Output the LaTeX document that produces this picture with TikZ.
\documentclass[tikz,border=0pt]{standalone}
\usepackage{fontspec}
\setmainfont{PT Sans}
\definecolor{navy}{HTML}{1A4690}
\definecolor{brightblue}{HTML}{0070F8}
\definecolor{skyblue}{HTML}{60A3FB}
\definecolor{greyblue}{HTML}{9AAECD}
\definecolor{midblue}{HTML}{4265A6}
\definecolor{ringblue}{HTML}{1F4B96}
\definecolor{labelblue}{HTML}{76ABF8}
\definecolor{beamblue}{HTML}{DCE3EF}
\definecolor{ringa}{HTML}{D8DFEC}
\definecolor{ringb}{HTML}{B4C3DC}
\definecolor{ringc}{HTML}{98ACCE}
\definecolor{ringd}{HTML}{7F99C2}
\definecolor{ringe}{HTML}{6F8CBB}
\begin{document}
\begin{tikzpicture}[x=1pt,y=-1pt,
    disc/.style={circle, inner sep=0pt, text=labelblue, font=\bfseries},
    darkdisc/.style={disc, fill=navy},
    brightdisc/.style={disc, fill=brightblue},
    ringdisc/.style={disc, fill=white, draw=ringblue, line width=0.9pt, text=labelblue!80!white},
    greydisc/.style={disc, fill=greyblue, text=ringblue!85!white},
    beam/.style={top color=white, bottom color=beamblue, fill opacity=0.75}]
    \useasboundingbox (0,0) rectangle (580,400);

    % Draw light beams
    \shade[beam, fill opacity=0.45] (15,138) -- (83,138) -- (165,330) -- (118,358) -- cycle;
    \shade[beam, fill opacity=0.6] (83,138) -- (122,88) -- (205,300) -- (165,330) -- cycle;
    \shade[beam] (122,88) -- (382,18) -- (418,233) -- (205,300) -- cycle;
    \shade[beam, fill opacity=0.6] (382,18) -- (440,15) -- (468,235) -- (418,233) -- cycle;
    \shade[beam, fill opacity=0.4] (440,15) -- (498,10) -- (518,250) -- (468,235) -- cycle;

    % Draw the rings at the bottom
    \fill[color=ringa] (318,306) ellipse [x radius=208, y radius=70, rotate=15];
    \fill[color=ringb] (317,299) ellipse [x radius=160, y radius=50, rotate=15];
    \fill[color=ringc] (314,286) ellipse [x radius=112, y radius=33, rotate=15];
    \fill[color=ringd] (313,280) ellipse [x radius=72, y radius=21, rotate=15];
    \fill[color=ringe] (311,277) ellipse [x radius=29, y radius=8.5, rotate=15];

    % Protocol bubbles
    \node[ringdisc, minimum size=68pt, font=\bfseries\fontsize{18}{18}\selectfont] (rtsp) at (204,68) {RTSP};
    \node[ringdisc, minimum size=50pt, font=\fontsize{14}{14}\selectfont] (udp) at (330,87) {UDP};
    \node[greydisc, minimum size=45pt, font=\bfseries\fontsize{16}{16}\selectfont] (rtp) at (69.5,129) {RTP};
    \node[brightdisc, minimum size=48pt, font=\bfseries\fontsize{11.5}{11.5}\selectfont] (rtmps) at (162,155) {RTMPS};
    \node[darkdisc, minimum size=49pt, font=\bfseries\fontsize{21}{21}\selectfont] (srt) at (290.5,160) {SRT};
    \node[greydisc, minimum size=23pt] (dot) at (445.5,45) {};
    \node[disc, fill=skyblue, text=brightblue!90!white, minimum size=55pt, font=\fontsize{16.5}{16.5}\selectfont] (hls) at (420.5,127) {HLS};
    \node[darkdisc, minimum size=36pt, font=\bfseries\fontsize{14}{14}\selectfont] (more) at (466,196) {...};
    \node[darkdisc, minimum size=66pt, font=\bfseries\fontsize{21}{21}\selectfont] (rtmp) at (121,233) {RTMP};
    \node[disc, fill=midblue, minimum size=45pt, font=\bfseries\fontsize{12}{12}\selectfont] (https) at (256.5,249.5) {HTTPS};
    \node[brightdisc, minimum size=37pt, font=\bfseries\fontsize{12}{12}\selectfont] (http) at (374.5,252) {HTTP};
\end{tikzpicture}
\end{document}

========================================

■ **What you will do**: From the first line of the data through the line with "(0,0) rectangle (580,400);", quote each line exactly and add nothing else.

■ **Final answer**:
Output the LaTeX document that produces this picture with TikZ.
\documentclass[tikz,border=0pt]{standalone}
\usepackage{fontspec}
\setmainfont{PT Sans}
\definecolor{navy}{HTML}{1A4690}
\definecolor{brightblue}{HTML}{0070F8}
\definecolor{skyblue}{HTML}{60A3FB}
\definecolor{greyblue}{HTML}{9AAECD}
\definecolor{midblue}{HTML}{4265A6}
\definecolor{ringblue}{HTML}{1F4B96}
\definecolor{labelblue}{HTML}{76ABF8}
\definecolor{beamblue}{HTML}{DCE3EF}
\definecolor{ringa}{HTML}{D8DFEC}
\definecolor{ringb}{HTML}{B4C3DC}
\definecolor{ringc}{HTML}{98ACCE}
\definecolor{ringd}{HTML}{7F99C2}
\definecolor{ringe}{HTML}{6F8CBB}
\begin{document}
\begin{tikzpicture}[x=1pt,y=-1pt,
    disc/.style={circle, inner sep=0pt, text=labelblue, font=\bfseries},
    darkdisc/.style={disc, fill=navy},
    brightdisc/.style={disc, fill=brightblue},
    ringdisc/.style={disc, fill=white, draw=ringblue, line width=0.9pt, text=labelblue!80!white},
    greydisc/.style={disc, fill=greyblue, text=ringblue!85!white},
    beam/.style={top color=white, bottom color=beamblue, fill opacity=0.75}]
    \useasboundingbox (0,0) rectangle (580,400);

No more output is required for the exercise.